First of all, they can be deadly accurate. Tribal Afghans have been amazed not just that the car a Taliban leader was travelling in was precisely targeted — but that the missile went in through the door on the side he was sitting. The US claims drones have proved very effective at targeting and killing Taliban or Al Qaida leaders, but with the very minimum of civilian casualties. Second, US soldiers and airmen are not placed in harm’s way. This is very important in a democracy. In America, the killing of a dozen military personnel is a political event. The death of a dozen Afghan or Pakistani villages in a remote part of what used to be called the north-west frontier does not register, unless a US military spokesmen labels them “militants”, in which case it becomes a victory. There is no surprise, then — as the New York Times revealed in an important article on Tuesday — that Obama “has placed himself at the helm of a top secret ‘nominations’ process to designate terrorists for kill or capture, of which the capture part has become largely theoretical”. The least enviable task of an old-fashioned British home secretary was to sign the death warrant for convicted murderers.

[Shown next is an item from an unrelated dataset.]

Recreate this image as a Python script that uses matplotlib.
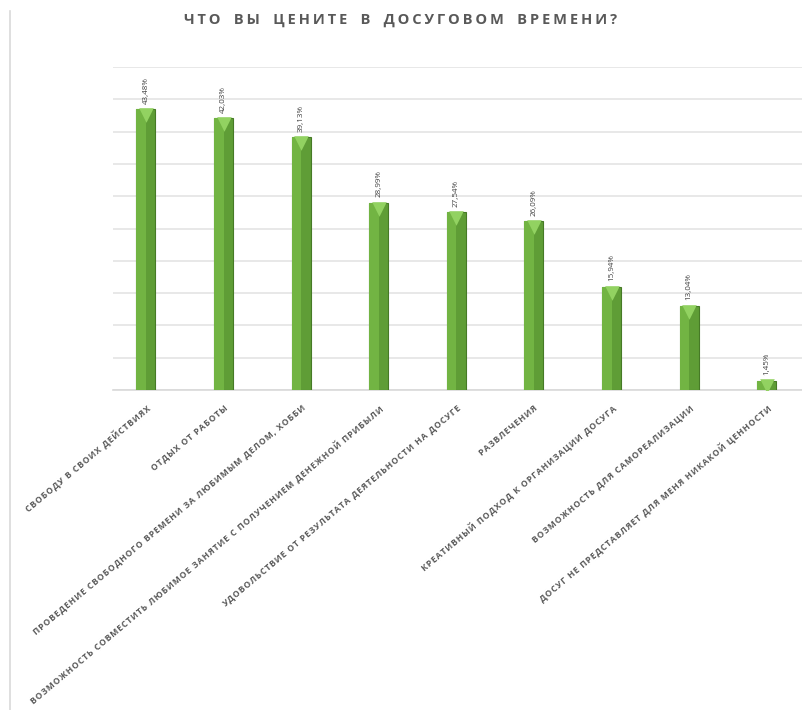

According to the New York Times, the President has taken these exquisite agonies one stage further: “When a rare opportunity for a drone strike at a top terrorist arises, but his family is with him, it is the President who has reserved for himself the final moral calculation.” So, in the US, drone strikes are a good thing. In Pakistan, from where I write this, it is impossible to over-estimate the anger and distress they cause. Almost all Pakistanis feel they are personally under attack, and that America tramples on their precarious national sovereignty. There are good reasons for this. When, last year in Lahore, an out-of-control CIA operative shot dead two reportedly unarmed Pakistanis and his follow-up car ran over and killed a third, the American was spirited out of the country. Meanwhile, America refuses to apologise for killing 24 Pakistani servicemen in a botched ISAF operation. This is election year and Obama, having apologised already over Quran burning, may be nervous about a second apology, and has therefore confined himself to an expression of “regret”. I am told by a number of credible sources that this refusal to behave decently — allied to dismay at the use of drones as the weapon of default in tribal areas — is the reason for the unusual decision of the US ambassador in Islamabad, Cameron Munter, to step down after less than two years in his post.
According to a recent poll, more than two thirds of Pakistanis regard the US as an enemy. Britain used to be popular and respected in this part of the world for our wisdom and decency. Now, thanks to our refusal to challenge American military doctrine, the UK is hated, too.